The bottom line is IU understood that even if it did go through the infractions process, the chances of Sampson being exonerated were next to nil. Remember, this is not like a court of law, where the NCAA is the prosecutor who presents his case, followed by Indiana's defense, with the matter then being decided by a jury. The NCAA is the jury. The verdict was for all intents and purposes preordained.

Many people have asked, if Sampson committed NCAA violations, why couldn't the school have fired him without having to pay him any money? The answer is that the only entity that is able to establish a violation is the NCAA. Athletic director Rick Greenspan can't do it, and neither can IU president Michael McRobbie. So it's not that Indiana can't fire Sampson for committing violations. It's that he hasn't been officially found guilty of committing them.

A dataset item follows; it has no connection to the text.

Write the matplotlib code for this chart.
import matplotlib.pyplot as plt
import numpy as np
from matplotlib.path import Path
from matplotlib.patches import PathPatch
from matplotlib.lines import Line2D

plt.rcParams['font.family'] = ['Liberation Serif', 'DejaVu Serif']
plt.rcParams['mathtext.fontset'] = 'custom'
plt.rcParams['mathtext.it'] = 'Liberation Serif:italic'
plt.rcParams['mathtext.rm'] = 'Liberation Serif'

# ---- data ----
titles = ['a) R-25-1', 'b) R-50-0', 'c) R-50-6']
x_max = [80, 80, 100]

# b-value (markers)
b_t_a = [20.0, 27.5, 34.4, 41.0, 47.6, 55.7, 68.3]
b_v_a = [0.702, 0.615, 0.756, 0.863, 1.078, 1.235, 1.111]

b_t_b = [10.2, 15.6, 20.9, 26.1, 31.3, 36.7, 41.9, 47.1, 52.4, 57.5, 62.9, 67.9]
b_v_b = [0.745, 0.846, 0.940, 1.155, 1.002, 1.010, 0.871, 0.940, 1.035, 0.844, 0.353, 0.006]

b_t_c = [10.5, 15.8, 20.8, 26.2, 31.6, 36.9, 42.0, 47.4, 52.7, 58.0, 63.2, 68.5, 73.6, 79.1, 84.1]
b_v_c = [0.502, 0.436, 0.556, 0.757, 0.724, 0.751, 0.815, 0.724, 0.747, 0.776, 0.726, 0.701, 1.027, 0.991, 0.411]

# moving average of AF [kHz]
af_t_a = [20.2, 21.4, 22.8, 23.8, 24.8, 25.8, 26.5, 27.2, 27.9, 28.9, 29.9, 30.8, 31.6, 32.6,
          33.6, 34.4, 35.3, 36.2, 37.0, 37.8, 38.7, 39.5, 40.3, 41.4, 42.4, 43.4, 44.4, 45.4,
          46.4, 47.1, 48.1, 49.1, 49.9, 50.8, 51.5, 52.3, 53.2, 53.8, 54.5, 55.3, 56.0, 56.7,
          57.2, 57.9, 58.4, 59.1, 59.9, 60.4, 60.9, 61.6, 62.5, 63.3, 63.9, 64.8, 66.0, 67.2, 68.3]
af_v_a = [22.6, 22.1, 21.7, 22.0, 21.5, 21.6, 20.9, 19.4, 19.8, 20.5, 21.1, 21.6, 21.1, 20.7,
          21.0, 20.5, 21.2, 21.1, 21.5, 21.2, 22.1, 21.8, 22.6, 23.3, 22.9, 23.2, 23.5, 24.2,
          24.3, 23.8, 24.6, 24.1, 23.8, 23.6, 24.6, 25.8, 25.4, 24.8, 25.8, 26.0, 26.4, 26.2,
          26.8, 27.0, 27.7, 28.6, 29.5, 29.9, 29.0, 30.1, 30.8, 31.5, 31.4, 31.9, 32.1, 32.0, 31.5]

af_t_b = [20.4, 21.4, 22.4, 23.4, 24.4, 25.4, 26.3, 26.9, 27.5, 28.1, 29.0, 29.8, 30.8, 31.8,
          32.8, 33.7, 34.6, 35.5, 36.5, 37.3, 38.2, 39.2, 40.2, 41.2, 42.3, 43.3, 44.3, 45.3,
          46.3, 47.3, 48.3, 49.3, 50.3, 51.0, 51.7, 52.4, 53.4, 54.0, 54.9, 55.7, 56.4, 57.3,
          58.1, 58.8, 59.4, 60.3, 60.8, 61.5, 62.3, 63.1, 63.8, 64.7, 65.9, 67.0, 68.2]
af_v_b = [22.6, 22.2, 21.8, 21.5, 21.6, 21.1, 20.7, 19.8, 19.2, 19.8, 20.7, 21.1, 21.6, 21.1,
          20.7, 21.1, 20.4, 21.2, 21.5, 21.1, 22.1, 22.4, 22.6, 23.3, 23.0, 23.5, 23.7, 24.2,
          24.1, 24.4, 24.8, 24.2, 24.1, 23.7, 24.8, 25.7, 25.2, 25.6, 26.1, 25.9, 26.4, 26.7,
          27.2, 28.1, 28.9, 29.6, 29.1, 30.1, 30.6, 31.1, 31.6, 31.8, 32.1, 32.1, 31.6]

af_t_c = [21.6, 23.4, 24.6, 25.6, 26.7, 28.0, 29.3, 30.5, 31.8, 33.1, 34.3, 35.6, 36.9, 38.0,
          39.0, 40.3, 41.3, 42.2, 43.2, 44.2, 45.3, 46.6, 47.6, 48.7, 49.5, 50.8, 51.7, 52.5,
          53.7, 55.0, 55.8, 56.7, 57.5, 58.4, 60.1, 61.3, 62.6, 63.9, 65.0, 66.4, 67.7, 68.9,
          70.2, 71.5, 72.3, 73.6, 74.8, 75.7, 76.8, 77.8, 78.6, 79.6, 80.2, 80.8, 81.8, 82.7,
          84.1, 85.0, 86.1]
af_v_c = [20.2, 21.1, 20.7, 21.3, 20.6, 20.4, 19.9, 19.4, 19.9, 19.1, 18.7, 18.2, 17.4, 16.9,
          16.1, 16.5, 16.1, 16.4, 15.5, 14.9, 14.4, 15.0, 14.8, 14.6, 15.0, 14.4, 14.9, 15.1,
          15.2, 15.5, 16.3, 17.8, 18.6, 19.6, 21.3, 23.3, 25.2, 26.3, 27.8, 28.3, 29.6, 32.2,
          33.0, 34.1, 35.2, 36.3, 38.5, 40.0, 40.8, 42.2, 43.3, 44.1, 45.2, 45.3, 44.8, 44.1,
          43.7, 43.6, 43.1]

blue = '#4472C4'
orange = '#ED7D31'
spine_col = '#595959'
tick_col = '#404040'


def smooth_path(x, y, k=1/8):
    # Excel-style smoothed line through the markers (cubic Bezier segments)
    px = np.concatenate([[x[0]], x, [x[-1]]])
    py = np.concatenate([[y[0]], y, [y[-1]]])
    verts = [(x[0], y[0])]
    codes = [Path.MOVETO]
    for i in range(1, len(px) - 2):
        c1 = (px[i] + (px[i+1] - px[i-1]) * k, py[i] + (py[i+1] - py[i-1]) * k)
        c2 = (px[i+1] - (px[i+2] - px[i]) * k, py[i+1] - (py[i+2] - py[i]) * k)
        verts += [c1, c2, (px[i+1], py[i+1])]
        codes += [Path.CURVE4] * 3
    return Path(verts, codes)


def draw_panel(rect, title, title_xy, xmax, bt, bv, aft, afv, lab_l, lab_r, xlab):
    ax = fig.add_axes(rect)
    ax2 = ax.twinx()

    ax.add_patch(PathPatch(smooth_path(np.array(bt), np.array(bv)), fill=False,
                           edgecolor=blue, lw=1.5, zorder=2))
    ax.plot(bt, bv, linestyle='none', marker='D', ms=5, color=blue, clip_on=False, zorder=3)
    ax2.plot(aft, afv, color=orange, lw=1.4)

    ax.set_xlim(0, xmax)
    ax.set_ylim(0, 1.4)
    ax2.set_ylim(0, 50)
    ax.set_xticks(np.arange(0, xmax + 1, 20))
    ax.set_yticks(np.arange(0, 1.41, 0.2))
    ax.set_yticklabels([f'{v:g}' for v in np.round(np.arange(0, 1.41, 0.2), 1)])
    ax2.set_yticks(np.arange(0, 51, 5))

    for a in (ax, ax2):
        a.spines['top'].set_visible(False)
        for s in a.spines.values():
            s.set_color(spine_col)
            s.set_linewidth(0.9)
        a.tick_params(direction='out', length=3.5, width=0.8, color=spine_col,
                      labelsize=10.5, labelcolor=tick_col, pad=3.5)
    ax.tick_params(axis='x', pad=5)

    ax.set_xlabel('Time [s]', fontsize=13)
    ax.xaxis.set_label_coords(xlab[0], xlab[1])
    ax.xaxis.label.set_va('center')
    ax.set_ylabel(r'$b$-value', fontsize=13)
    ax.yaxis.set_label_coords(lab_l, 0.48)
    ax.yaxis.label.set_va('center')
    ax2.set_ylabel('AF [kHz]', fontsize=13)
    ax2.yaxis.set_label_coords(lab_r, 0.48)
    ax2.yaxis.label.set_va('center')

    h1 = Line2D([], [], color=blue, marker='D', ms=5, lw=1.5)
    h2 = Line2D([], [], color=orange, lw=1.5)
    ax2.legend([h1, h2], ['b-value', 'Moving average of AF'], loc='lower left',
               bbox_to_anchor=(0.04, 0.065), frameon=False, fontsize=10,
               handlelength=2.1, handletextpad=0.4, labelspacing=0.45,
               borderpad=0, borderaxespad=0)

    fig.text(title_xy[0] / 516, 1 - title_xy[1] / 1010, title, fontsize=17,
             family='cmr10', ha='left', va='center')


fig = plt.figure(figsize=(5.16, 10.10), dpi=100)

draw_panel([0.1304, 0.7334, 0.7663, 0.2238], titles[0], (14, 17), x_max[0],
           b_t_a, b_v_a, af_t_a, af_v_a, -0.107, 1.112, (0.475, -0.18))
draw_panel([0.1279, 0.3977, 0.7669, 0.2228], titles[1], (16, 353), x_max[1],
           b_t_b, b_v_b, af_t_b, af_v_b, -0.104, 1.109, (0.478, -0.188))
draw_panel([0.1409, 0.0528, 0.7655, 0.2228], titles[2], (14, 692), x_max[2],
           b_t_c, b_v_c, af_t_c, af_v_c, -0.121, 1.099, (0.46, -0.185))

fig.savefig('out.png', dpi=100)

The reality is, Sampson's fate was sealed the moment McRobbie announced the school's investigation into the NCAA's charges would only take seven days. There's a reason the NCAA gave Indiana 90 days to respond to the notice of allegations: It's a massive undertaking. It involves going through boxes and boxes of files, interviewing dozens of witnesses and compiling a mountain of information. The only thing Indiana could do inside of a week was read through the evidence the NCAA had already collected. How could that produce any other outcome other than acknowledging the charges were legitimate?

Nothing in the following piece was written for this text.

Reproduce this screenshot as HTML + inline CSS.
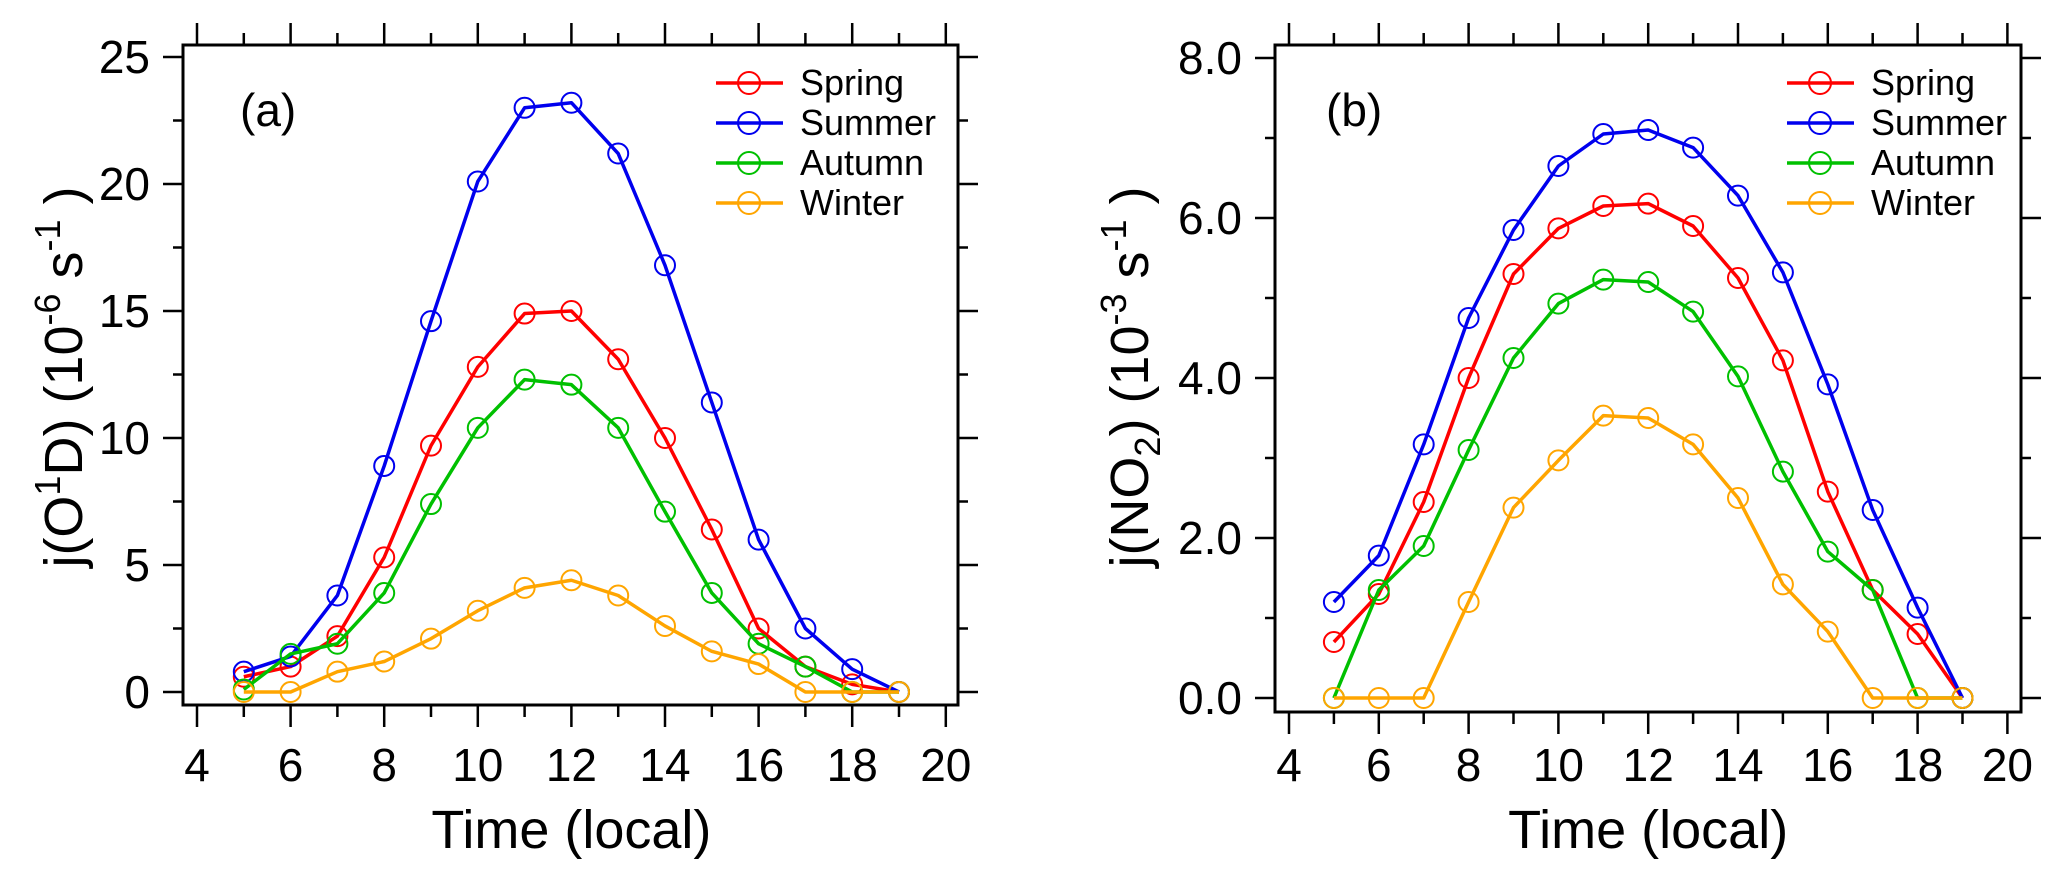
<!DOCTYPE html>
<html><head><meta charset="utf-8"><style>
html,body{margin:0;padding:0;background:#fff;}
svg{display:block;font-family:"Liberation Sans",Arial,sans-serif;}
</style></head><body>
<svg id="chart" width="2067" height="883" viewBox="0 0 2067 883" xmlns="http://www.w3.org/2000/svg"></svg>
<script>
const hours = [5,6,7,8,9,10,11,12,13,14,15,16,17,18,19];
const seasons = ["Spring","Summer","Autumn","Winter"];
const seasonColors = ["#ff0000","#0000ee","#00c000","#ffa500"];
const o1dSpring = [0.6,1.0,2.2,5.3,9.7,12.8,14.9,15.0,13.1,10.0,6.4,2.5,1.0,0.3,0];
const o1dSummer = [0.8,1.4,3.8,8.9,14.6,20.1,23.0,23.2,21.2,16.8,11.4,6.0,2.5,0.9,0];
const o1dAutumn = [0.1,1.5,1.9,3.9,7.4,10.4,12.3,12.1,10.4,7.1,3.9,1.9,1.0,0,0];
const o1dWinter = [0,0,0.8,1.2,2.1,3.2,4.1,4.4,3.8,2.6,1.6,1.1,0,0,0];
const no2Spring = [0.7,1.3,2.45,4.0,5.3,5.87,6.15,6.18,5.9,5.25,4.22,2.58,1.35,0.8,0];
const no2Summer = [1.2,1.78,3.17,4.75,5.85,6.65,7.05,7.1,6.88,6.28,5.32,3.92,2.35,1.13,0];
const no2Autumn = [0,1.35,1.9,3.1,4.25,4.93,5.23,5.2,4.83,4.02,2.83,1.83,1.35,0,0];
const no2Winter = [0,0,0,1.2,2.38,2.97,3.53,3.5,3.17,2.5,1.42,0.83,0,0,0];
const xTickLabels = ["4","6","8","10","12","14","16","18","20"];
const yTicksA = ["0","5","10","15","20","25"];
const yTicksB = ["0.0","2.0","4.0","6.0","8.0"];

const NS="http://www.w3.org/2000/svg";
const svg=document.getElementById('chart');
function mk(tag,attrs,parent){const e=document.createElementNS(NS,tag);for(const k in attrs)e.setAttribute(k,attrs[k]);(parent||svg).appendChild(e);return e;}

function panel(cfg){
  const g=mk('g',{});
  
  
  const X=v=>cfg.x0+(v-4)*cfg.xs;
  const Y=v=>cfg.y0-v*cfg.ys;
  const L=cfg.left,R=cfg.right,T=45,B=cfg.bottom;
  const frame=mk('rect',{x:L,y:T,width:R-L,height:B-T,fill:'none',stroke:'#000','stroke-width':3},g);
  
  
  for(let h=4;h<=20;h++){
    const major=h%2===0, len=major?22:12, x=X(h);
    mk('line',{x1:x,x2:x,y1:B,y2:B+len,stroke:'#000','stroke-width':2.5},g);
    mk('line',{x1:x,x2:x,y1:T,y2:T-len,stroke:'#000','stroke-width':2.5},g);
  }
  xTickLabels.forEach((lab,i)=>{
    const t=mk('text',{x:X(4+2*i),y:781,'font-size':46,'text-anchor':'middle'},g);
    t.textContent=lab;
    
    
  });
  for(let k=0;k<=cfg.nMinor;k++){
    const v=k*cfg.minorStep, major=k%2===0, len=major?20:10, y=Y(v);
    mk('line',{x1:L,x2:L-len,y1:y,y2:y,stroke:'#000','stroke-width':2.5},g);
    mk('line',{x1:R,x2:R+len,y1:y,y2:y,stroke:'#000','stroke-width':2.5},g);
  }
  cfg.yLabels.forEach((lab,i)=>{
    const t=mk('text',{x:L-33,y:Y(parseFloat(lab))+16,'font-size':46,'text-anchor':'end'},g);
    t.textContent=lab;
    
    
  });
  const xt=mk('text',{x:(X(4)+X(20))/2,y:848,'font-size':54,'text-anchor':'middle'},g);
  xt.textContent='Time (local)';
  
  
  const yt=mk('text',{x:0,y:0,'font-size':54,'text-anchor':'middle',transform:`translate(${cfg.ytx},377) rotate(-90)`},g);
  yt.innerHTML=cfg.ytitle;
  
  
  const pl=mk('text',{x:cfg.px,y:126,'font-size':46},g);
  pl.textContent=cfg.plabel;
  
  
  cfg.series.forEach((vals,si)=>{
    const col=seasonColors[si];
    const sg=mk('g',{},g);
    
    
    const pts=hours.map((h,i)=>X(h)+','+Y(vals[i])).join(' ');
    mk('polyline',{points:pts,fill:'none',stroke:col,'stroke-width':3.5,'stroke-linejoin':'round'},sg);
    hours.forEach((h,i)=>{
      const c=mk('circle',{cx:X(h),cy:Y(vals[i]),r:10,fill:'none',stroke:col,'stroke-width':2},sg);
      
      
    });
  });
  const lg=mk('g',{},g);
  
  
  seasons.forEach((s,i)=>{
    const y=83+i*40, lx=cfg.legX;
    const e=mk('g',{},lg);
    
    
    mk('line',{x1:lx,x2:lx+67,y1:y,y2:y,stroke:seasonColors[i],'stroke-width':3.5},e);
    mk('circle',{cx:lx+33,cy:y,r:11,fill:'none',stroke:seasonColors[i],'stroke-width':2},e);
    const t=mk('text',{x:lx+84,y:y+12,'font-size':36},e);
    t.textContent=s;
  });
}

panel({name:'panel-a',x0:197,xs:46.8,y0:692,ys:25.4,left:183,right:958,bottom:705,
  nMinor:10,minorStep:2.5,yLabels:yTicksA,ytx:82,
  ytitle:'j(O<tspan dy="-22" font-size="36">1</tspan><tspan dy="22">D) (10</tspan><tspan dy="-22" font-size="36">-6</tspan><tspan dy="22"> s</tspan><tspan dy="-22" font-size="36">-1</tspan><tspan dy="22"> )</tspan>',
  px:240,plabel:'(a)',legX:716,
  series:[o1dSpring,o1dSummer,o1dAutumn,o1dWinter]});
panel({name:'panel-b',x0:1289,xs:44.9,y0:698,ys:80,left:1275,right:2021,bottom:712,
  nMinor:8,minorStep:1,yLabels:yTicksB,ytx:1148,
  ytitle:'j(NO<tspan dy="12" font-size="36">2</tspan><tspan dy="-12">) (10</tspan><tspan dy="-22" font-size="36">-3</tspan><tspan dy="22"> s</tspan><tspan dy="-22" font-size="36">-1</tspan><tspan dy="22"> )</tspan>',
  px:1326,plabel:'(b)',legX:1787,
  series:[no2Spring,no2Summer,no2Autumn,no2Winter]});
</script>
</body></html>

So Sampson walked off with his money Friday and Indiana moved forward on its season. Sampson's former players are understandably devastated, but I doubt they would really carry out a boycott. For all the pain and humiliation this situation has caused, Indiana fans should feel fortunate it ended so cleanly. In Dan Dakich, IU has a capable steward who played for and coached under Bob Knight and was the head coach at Bowling Green for 10 years. The Hoosiers have enough talent to win the Big Ten and reach a Final Four. And the school will have ample opportunity to find a permanent replacement once the season is over. Make no mistake: This is still one of the top five jobs in America. It will draw plenty of interest.

I know this whole episode has been a nightmare for Indiana. This is a program that is as proud of its integrity as it is of its championships and it won't soon recover from this gaping wound. But at least the worst part is over now. It's time for the healing to begin.